HADLEY — Hadley residents who get their electricity from Eversource will soon be enrolled in a community electricity aggregation program that aims to give them more choice, including renewable energy options, and longer-term price stability.

“This is an opportunity for residents to purchase electricity as aggregate as opposed to individually,” says Town Administrator David Nixon.

Most residents in the past week or so have received a mailing alerting them that they will be automatically enrolled in the new program unless they opt out by July 13.

An information session is scheduled for 2 p.m. Monday at the Council on Aging’s temporary site at Most Holy Redeemer Church’s parish center, 120 Russell St. Hadley Media is expected to film the presentation so residents unable to attend can watch it on TV or stream it on their computers, tablets and smartphones.

Hadley has been working with aggregation consultants Good Energy, L.P., which is based in New York, to seek competitive bids for the electricity supplier.

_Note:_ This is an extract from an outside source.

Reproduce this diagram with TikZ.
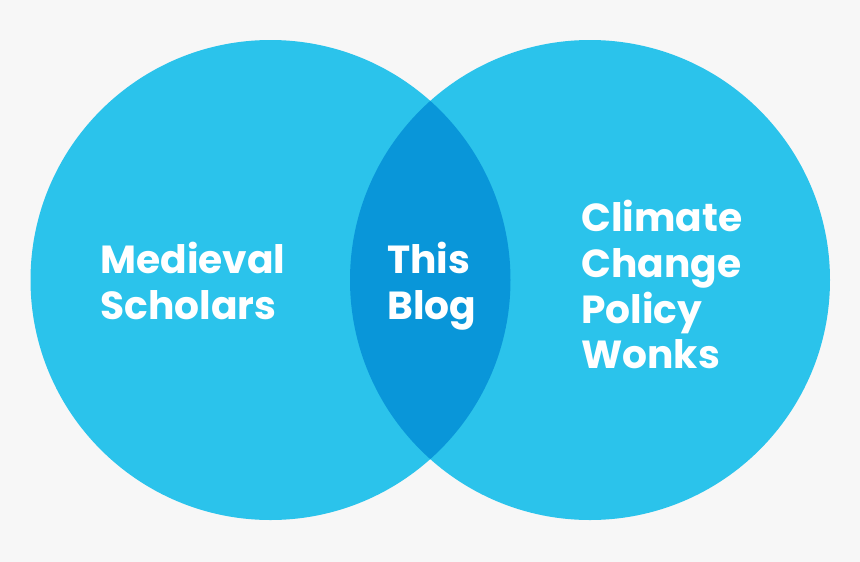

Direct Energy Services was selected.

Conway resident John ​​​​​O’Rourke, director of marketing and municipal affairs for Good Energy, said the aggregation program gives residents more choices and reduced prices for the basic service, which, at .0975 cents per kilowatt hour, will initially be about 1.1 percent lower than the .0985 cents per kilowatt hour rates charged by Eversource.

While the kilowatt-per-hour price for the basic service is not guaranteed to stay lower, with Eversource revising its rates every six months, Nixon said previously that he hopes an average resident could see bills reduced by about $100 per year.

The greater choices include, initially, the option for 100 percent local green and renewable energy, for which customers will pay about 24 percent more, or .121 cents per kilowatt hour, than the basic rate.

The green program’s electricity originates from qualified Massachusetts Class I renewable energy. O’Rourke said renewable energy certificates, or RECs, that are purchased typically come from sources approved by the nonprofit Green Energy Consumers Alliance, and are mostly wind-based, with no biomass.

O’Rourke said he anticipates one question will be why residents are required to opt out, rather than to opt in. This is to ensure 80 to 85 percent participation from the outset and is a means of getting the best price from the electricity supplier, Direct Energy Services.

Hadley is one of 147 of 304 eligible communities in the state that have been approved for aggregation plans by the Department of Public Utilities and Department of Energy Resources.

O’Rourke said that customers who are in discount programs are not affected, since those reduced prices come from the distribution side rather than the supply side, and those homeowners with solar arrays and net metering agreements, are also unaffected.

Electricity aggregation has been a long-standing goal for Nixon since the state, more than 20 years ago, passed legislation allowing for a competitive electricity market, by restructuring the industry and establishing energy plans through municipal aggregation.